The simplistic story told in many old books is that some early Anglo-Saxon king formed all free men into groups of 10, called tithings (nothing to do with church tithes) and 10 tithings made a hundred.
This isn't a recorded event, just an attempt to explain the words. It seems to be just a speculation that became a fact by repetition. If it happened, it was way back in the continental past, not in England.
In England in the Middle Ages, a hundred was an administrative district of about 10-40 villages. Typically they had JPs, a bailiff and a chief constable. In pre-Norman times they handled tax collection and conscription, but later their powers were whittled down to things like liquor licenses.

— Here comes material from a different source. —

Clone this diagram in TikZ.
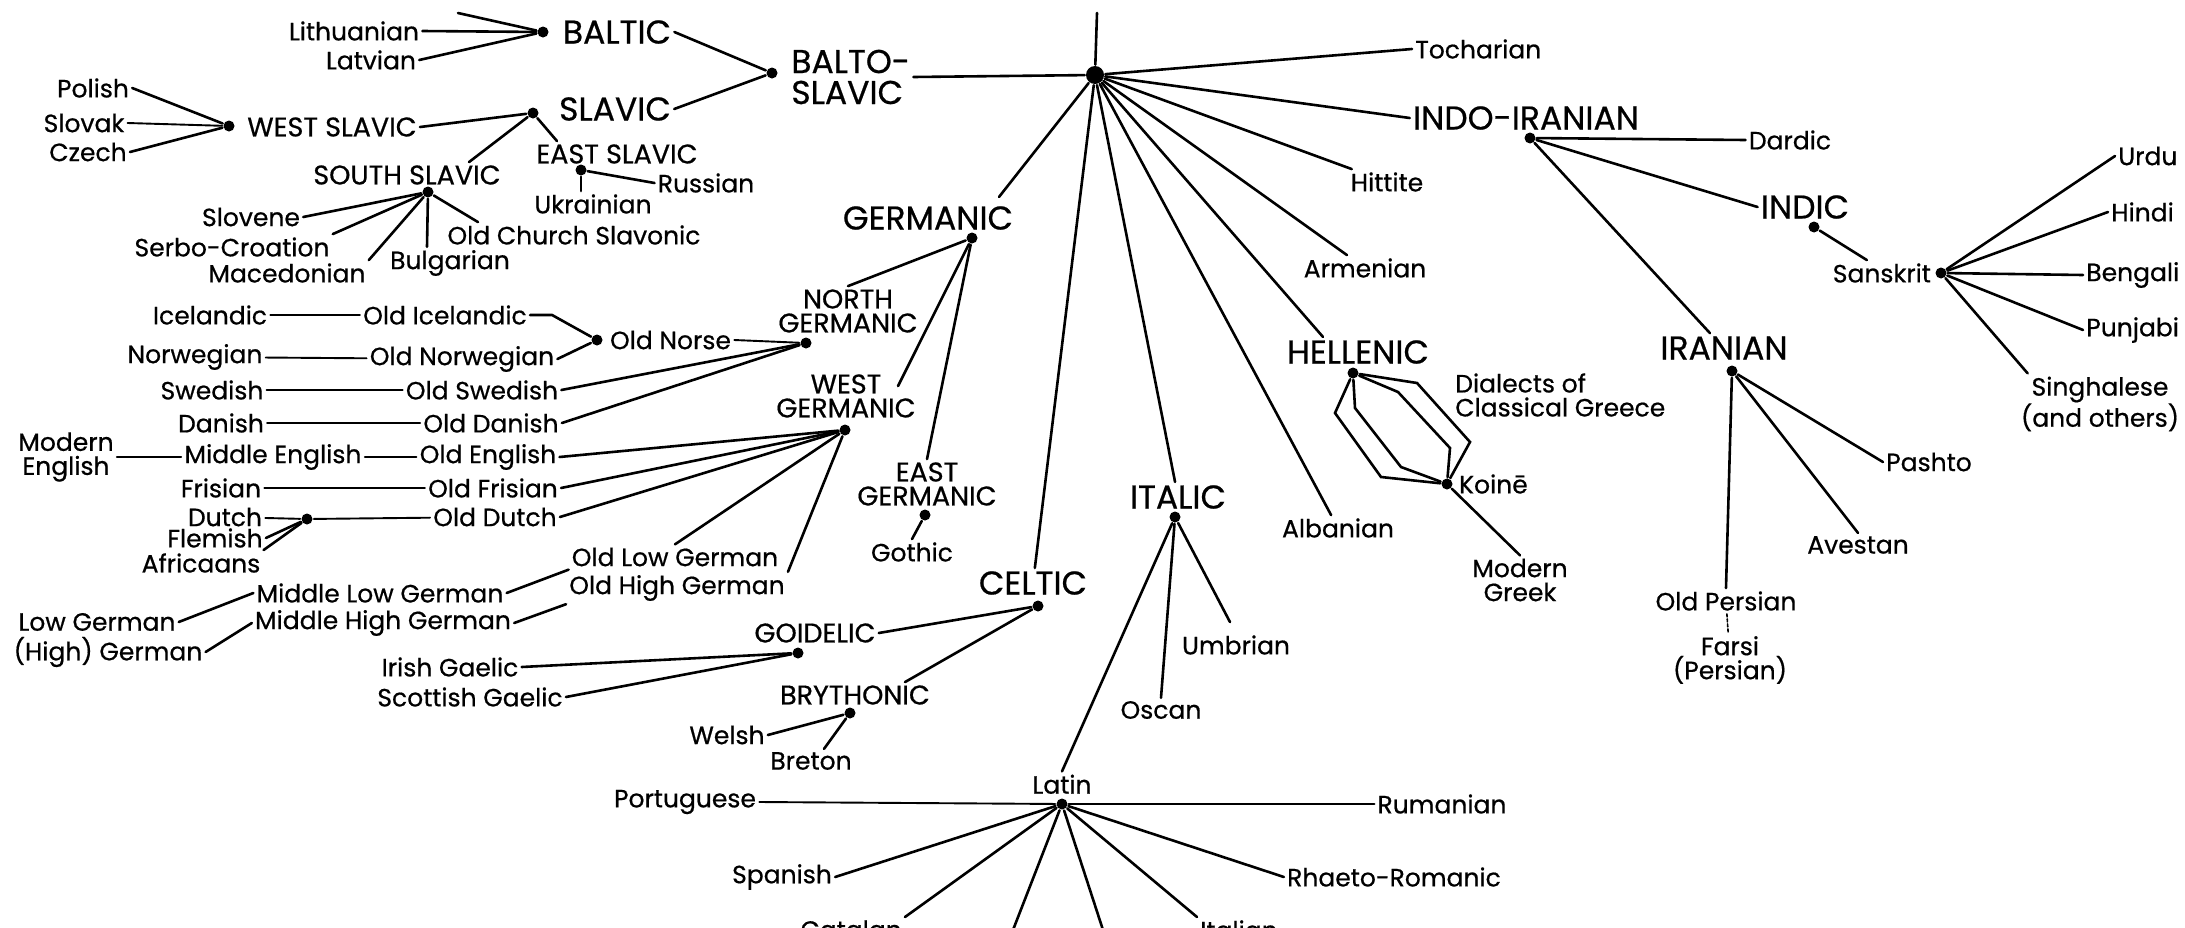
\documentclass[tikz,border=0pt]{standalone}
\usepackage{fontspec}
\setmainfont{Poppins}[FakeBold=0.6]
\usetikzlibrary{positioning}

\begin{document}
\begin{tikzpicture}[x=1pt,y=-1pt,line width=2.6pt,line cap=round]
    \tikzstyle{langname}=[font=\fontsize{25}{24}\selectfont, inner sep=2pt, align=center]
    \tikzstyle{subname}=[font=\fontsize{27}{24}\selectfont, inner sep=2pt, align=center]
    \tikzstyle{branchname}=[font=\fontsize{33}{31}\selectfont, inner sep=2pt, align=left]
    \tikzstyle{junction}=[circle, fill=black, inner sep=0pt, minimum size=11pt]
    \tikzstyle{rootjunction}=[junction, minimum size=18pt]
    \tikzstyle{descent}=[line width=1.9pt]

    \useasboundingbox (0,0) rectangle (2185,927);

    % root of the family
    \node[rootjunction] (PIE) at (1095,75) {};
    \coordinate (PIE-top) at (1097,13);

    % Balto-Slavic
    \node[branchname, anchor=west] (BS) at (788,77) {BALTO-\\SLAVIC};
    \node[junction] (BS-j) at (772,73) {};
    \node[branchname] (Baltic) at (617,32) {BALTIC};
    \node[junction] (Baltic-j) at (543,32) {};
    \coordinate (Baltic-top) at (458,13);
    \node[langname] (Lithuanian) at (354,31) {Lithuanian};
    \node[langname] (Latvian) at (371,60) {Latvian};
    \node[branchname] (Slavic) at (615,109) {SLAVIC};
    \node[junction] (Slavic-j) at (533,113) {};
    \node[subname] (WSlavic) at (332,127) {WEST SLAVIC};
    \node[junction] (WSlavic-j) at (229,126) {};
    \node[langname] (Polish) at (93,88) {Polish};
    \node[langname] (Slovak) at (84,123) {Slovak};
    \node[langname] (Czech) at (88,152) {Czech};
    \node[subname] (ESlavic) at (617,154) {EAST SLAVIC};
    \node[junction] (ESlavic-j) at (581,170) {};
    \node[langname] (Russian) at (706,183) {Russian};
    \node[langname] (Ukrainian) at (593,204) {Ukrainian};
    \node[subname] (SSlavic) at (407,175) {SOUTH SLAVIC};
    \node[junction] (SSlavic-j) at (428,192) {};
    \node[langname] (Slovene) at (251,217) {Slovene};
    \node[langname] (SerboCroation) at (232,247) {Serbo-Croation};
    \node[langname] (Macedonian) at (287,273) {Macedonian};
    \node[langname] (Bulgarian) at (450,263) {Bulgarian};
    \node[langname] (OCS) at (574,235) {Old Church Slavonic};

    % Germanic
    \node[branchname] (Germanic) at (928,218) {GERMANIC};
    \node[junction] (Germanic-j) at (972,238) {};
    \node[subname] (NGerm) at (848,311) {NORTH\\GERMANIC};
    \node[junction] (NGerm-j) at (806,343) {};
    \node[junction] (Norse-j) at (597,340) {};
    \node[langname, right=3pt of Norse-j] (Norse) {Old Norse};
    \node[langname] (OIcelandic) at (445,315) {Old Icelandic};
    \node[langname] (Icelandic) at (210,315) {Icelandic};
    \node[langname] (ONorwegian) at (462,359) {Old Norwegian};
    \node[langname] (Norwegian) at (195,357) {Norwegian};
    \node[langname] (OSwedish) at (482,390) {Old Swedish};
    \node[langname] (Swedish) at (212,390) {Swedish};
    \node[langname] (ODanish) at (491,423) {Old Danish};
    \node[langname] (Danish) at (221,423) {Danish};
    \node[subname] (WGerm) at (846,396) {WEST\\GERMANIC};
    \node[junction] (WGerm-j) at (845,430) {};
    \node[langname] (OEnglish) at (488,457) {Old English};
    \node[langname] (MEnglish) at (273,457) {Middle English};
    \node[langname] (ModEnglish) at (66,457) {Modern\\English};
    \node[langname] (OFrisian) at (493,488) {Old Frisian};
    \node[langname] (Frisian) at (221,488) {Frisian};
    \node[langname] (ODutch) at (495,517) {Old Dutch};
    \node[langname] (Dutch) at (225,517) {Dutch};
    \node[junction] (Dutch-j) at (307,519) {};
    \node[langname] (Flemish) at (215,538) {Flemish};
    \node[langname] (Africaans) at (201,563) {Africaans};
    \node[langname] (OLowGerman) at (675,557) {Old Low German};
    \node[langname] (OHighGerman) at (677,588) {Old High German};
    \node[langname] (MLowGerman) at (380,593) {Middle Low German};
    \node[langname] (MHighGerman) at (383,623) {Middle High German};
    \node[langname] (LowGerman) at (97,622) {Low German};
    \node[langname] (HighGerman) at (108,652) {(High) German};
    \node[subname] (EGerm) at (927,484) {EAST\\GERMANIC};
    \node[junction] (EGerm-j) at (925,515) {};
    \node[langname] (Gothic) at (912,552) {Gothic};

    % Celtic
    \node[branchname] (Celtic) at (1033,583) {CELTIC};
    \node[junction] (Celtic-j) at (1038,606) {};
    \node[subname] (Goidelic) at (815,633) {GOIDELIC};
    \node[junction] (Goidelic-j) at (798,653) {};
    \node[langname] (IrishGaelic) at (450,667) {Irish Gaelic};
    \node[langname] (ScottishGaelic) at (470,697) {Scottish Gaelic};
    \node[subname] (Brythonic) at (855,695) {BRYTHONIC};
    \node[junction] (Brythonic-j) at (850,713) {};
    \node[langname] (Welsh) at (727,735) {Welsh};
    \node[langname] (Breton) at (811,761) {Breton};

    % Italic
    \node[branchname] (Italic) at (1178,497) {ITALIC};
    \node[junction] (Italic-j) at (1175,517) {};
    \node[langname] (Umbrian) at (1236,645) {Umbrian};
    \node[langname] (Oscan) at (1161,710) {Oscan};
    \node[junction] (Latin-j) at (1062,804) {};
    \node[langname, above=0pt of Latin-j] (Latin) {Latin};
    \node[langname] (Portuguese) at (685,802) {Portuguese};
    \node[langname] (Rumanian) at (1442,804) {Rumanian};
    \node[langname] (Spanish) at (782,877) {Spanish};
    \node[langname] (Rhaeto) at (1394,877) {Rhaeto-Romanic};
    \node[langname, anchor=north east] (Catalan) at (905,917) {Catalan};
    \node[langname, anchor=north west] (Italian) at (1197,917) {Italian};
    \coordinate (Romance-3) at (1013,930);
    \coordinate (Romance-4) at (1103,930);

    % Hellenic
    \node[branchname] (Hellenic) at (1358,352) {HELLENIC};
    \node[junction] (Hellenic-j) at (1353,373) {};
    \node[junction] (Koine-j) at (1447,484) {};
    \node[langname, right=2pt of Koine-j] (Koine) {Koin\={e}};
    \node[langname, align=left, anchor=west] (Dialects) at (1452,395) {Dialects of\\Classical Greece};
    \node[langname] (MGreek) at (1520,580) {Modern\\Greek};

    % Indo-Iranian
    \node[branchname] (IndoIranian) at (1526,118) {INDO-IRANIAN};
    \node[junction] (IndoIranian-j) at (1530,138) {};
    \node[langname] (Dardic) at (1790,140) {Dardic};
    \node[branchname] (Indic) at (1805,207) {INDIC};
    \node[junction] (Indic-j) at (1814,227) {};
    \node[junction] (Sanskrit-j) at (1941,273) {};
    \node[langname, left=0pt of Sanskrit-j] (Sanskrit) {Sanskrit};
    \node[langname, anchor=west] (Urdu) at (2115,156) {Urdu};
    \node[langname, anchor=west] (Hindi) at (2108,212) {Hindi};
    \node[langname, anchor=west] (Bengali) at (2083,275) {Bengali};
    \node[langname, anchor=west] (Punjabi) at (2083,330) {Punjabi};
    \node[langname] (Singhalese) at (2100,404) {Singhalese\\(and others)};
    \node[branchname] (Iranian) at (1724,348) {IRANIAN};
    \node[junction] (Iranian-j) at (1732,371) {};
    \node[langname] (Pashto) at (1929,462) {Pashto};
    \node[langname] (Avestan) at (1858,545) {Avestan};
    \node[langname] (OPersian) at (1726,601) {Old Persian};
    \node[langname] (Farsi) at (1730,660) {Farsi\\(Persian)};

    % other branches
    \node[langname, anchor=west] (Tocharian) at (1412,49) {Tocharian};
    \node[langname] (Hittite) at (1387,182) {Hittite};
    \node[langname] (Armenian) at (1365,268) {Armenian};
    \node[langname] (Albanian) at (1338,528) {Albanian};

    % connectors from the root
    \draw (PIE-top) -- (PIE);
    \draw (PIE) -- (BS.east);
    \draw (PIE) -- (Tocharian.west);
    \draw (PIE) -- (IndoIranian.west);
    \draw (PIE) -- (Hittite);
    \draw (PIE) -- (Armenian);
    \draw (PIE) -- ([xshift=-35pt]Hellenic.north);
    \draw (PIE) -- (Albanian);
    \draw (PIE) -- (Italic);
    \draw (PIE) -- (Celtic);
    \draw (PIE) -- ([xshift=71pt,yshift=6pt]Germanic.north);

    % Balto-Slavic
    \draw (Baltic-top) -- (Baltic-j);
    \draw (Lithuanian.east) -- (Baltic-j);
    \draw (Latvian.east) -- (Baltic-j);
    \draw (Baltic.east) -- (BS-j);
    \draw (Slavic.east) -- (BS-j);
    \draw (WSlavic.east) -- (Slavic-j);
    \draw (Slavic-j) -- ([xshift=-60pt]ESlavic.north);
    \draw (Slavic-j) -- ([xshift=62pt]SSlavic.north);
    \draw (Polish.east) -- (WSlavic-j);
    \draw[descent] (Slovak.east) -- (WSlavic-j);
    \draw (Czech.east) -- (WSlavic-j);
    \draw (ESlavic-j) -- (Russian.west);
    \draw (ESlavic-j) -- ([xshift=-12pt]Ukrainian.north);
    \draw (SSlavic-j) -- (Slovene.east);
    \draw (SSlavic-j) -- (SerboCroation.north east);
    \draw (SSlavic-j) -- (Macedonian.north east);
    \draw (SSlavic-j) -- ([xshift=-23pt]Bulgarian.north);
    \draw (SSlavic-j) -- ([xshift=-96pt]OCS.north);

    % Germanic
    \draw (Germanic-j) -- (NGerm.north);
    \draw (Germanic-j) -- ([xshift=52pt,yshift=-15pt]WGerm.north);
    \draw (Germanic-j) -- (EGerm.north);
    \draw (EGerm-j) -- (Gothic.north);
    \draw[descent] (Norse.east) -- (NGerm-j);
    \draw (NGerm-j) -- (OSwedish.east);
    \draw (NGerm-j) -- (ODanish.east);
    \draw (OIcelandic.east) -- ++(22,0) -- (Norse-j);
    \draw (ONorwegian.east) -- (Norse-j);
    \draw[descent] (Icelandic) -- (OIcelandic);
    \draw[descent] (Norwegian) -- (ONorwegian);
    \draw[descent] (Swedish) -- (OSwedish);
    \draw[descent] (Danish) -- (ODanish);
    \draw (WGerm-j) -- (OEnglish.east);
    \draw (WGerm-j) -- (OFrisian.east);
    \draw (WGerm-j) -- (ODutch.east);
    \draw (WGerm-j) -- (OLowGerman.north);
    \draw (WGerm-j) -- (OHighGerman.north east);
    \draw[descent] (ModEnglish) -- (MEnglish);
    \draw[descent] (MEnglish) -- (OEnglish);
    \draw[descent] (Frisian) -- (OFrisian);
    \draw[descent] (Dutch) -- (Dutch-j) -- (ODutch);
    \draw (Flemish.east) -- (Dutch-j);
    \draw (Africaans.north east) -- (Dutch-j);
    \draw (MLowGerman.east) -- (OLowGerman.south west);
    \draw (MHighGerman.east) -- (OHighGerman.south west);
    \draw (LowGerman.east) -- (MLowGerman.west);
    \draw (HighGerman.east) -- (MHighGerman.west);

    % Celtic
    \draw (Celtic-j) -- (Goidelic.east);
    \draw (Celtic-j) -- ([xshift=50pt]Brythonic.north);
    \draw (Goidelic-j) -- (IrishGaelic.east);
    \draw (Goidelic-j) -- (ScottishGaelic.east);
    \draw (Brythonic-j) -- (Welsh.east);
    \draw (Brythonic-j) -- ([xshift=13pt]Breton.north);

    % Italic
    \draw (Italic-j) -- ([xshift=-6pt,yshift=10pt]Umbrian.north);
    \draw (Italic-j) -- (Oscan.north);
    \draw (Italic-j) -- (Latin.north);
    \draw[descent] (Latin-j) -- (Portuguese.east);
    \draw (Latin-j) -- (Rumanian.west);
    \draw (Latin-j) -- (Spanish.east);
    \draw (Latin-j) -- (Rhaeto.west);
    \draw (Latin-j) -- (Catalan.north east);
    \draw (Latin-j) -- (Romance-3);
    \draw (Latin-j) -- (Romance-4);
    \draw (Latin-j) -- (Italian.north west);

    % Hellenic
    \draw (Hellenic-j) -- (1335,413) -- (1381,477) -- (Koine-j);
    \draw (Hellenic-j) -- (1417,383) -- (1470,442) -- (Koine-j);
    \draw (Hellenic-j) -- (1355,408) -- (1401,467) -- (Koine-j);
    \draw (Hellenic-j) -- (1398,392) -- (1450,448) -- (Koine-j);
    \draw (Koine-j) -- (MGreek.north);

    % Indo-Iranian
    \draw (IndoIranian-j) -- (Dardic.west);
    \draw (IndoIranian-j) -- (Indic.west);
    \draw (IndoIranian-j) -- ([xshift=-14pt]Iranian.north);
    \draw (Indic-j) -- ([xshift=-15pt]Sanskrit.north);
    \draw (Sanskrit-j) -- (Urdu.west);
    \draw (Sanskrit-j) -- (Hindi.west);
    \draw (Sanskrit-j) -- (Bengali.west);
    \draw (Sanskrit-j) -- (Punjabi.west);
    \draw (Sanskrit-j) -- ([xshift=10pt]Singhalese.north west);
    \draw (Iranian-j) -- (Pashto.west);
    \draw (Iranian-j) -- (Avestan.north);
    \draw (Iranian-j) -- (OPersian.north);
    \draw[densely dashed, line width=1.6pt] (OPersian) -- (Farsi);
\end{tikzpicture}
\end{document}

In Virginia, Sir Thomas Dale moved on from small crowded fort-towns to fencing off larger areas within which there would be several separate settlements of different kinds, depending on each other for mutual security. They weren't properties, because the company wasn't selling land then. They were similar to some large manors in England, but Americans have always upgraded, so he called them hundreds, although they weren't much like English hundreds. The two that survived were Bermuda Hundred and West & Shirley Hundred. The famous Randolph plantation at Turkey Island was part of Bermuda hundred.
By 1618 the company was selling land, and Berkeley Hundred was just the name given to an 8,000-acre plot by the consortium who bought it, planning to rent it out in smaller pieces.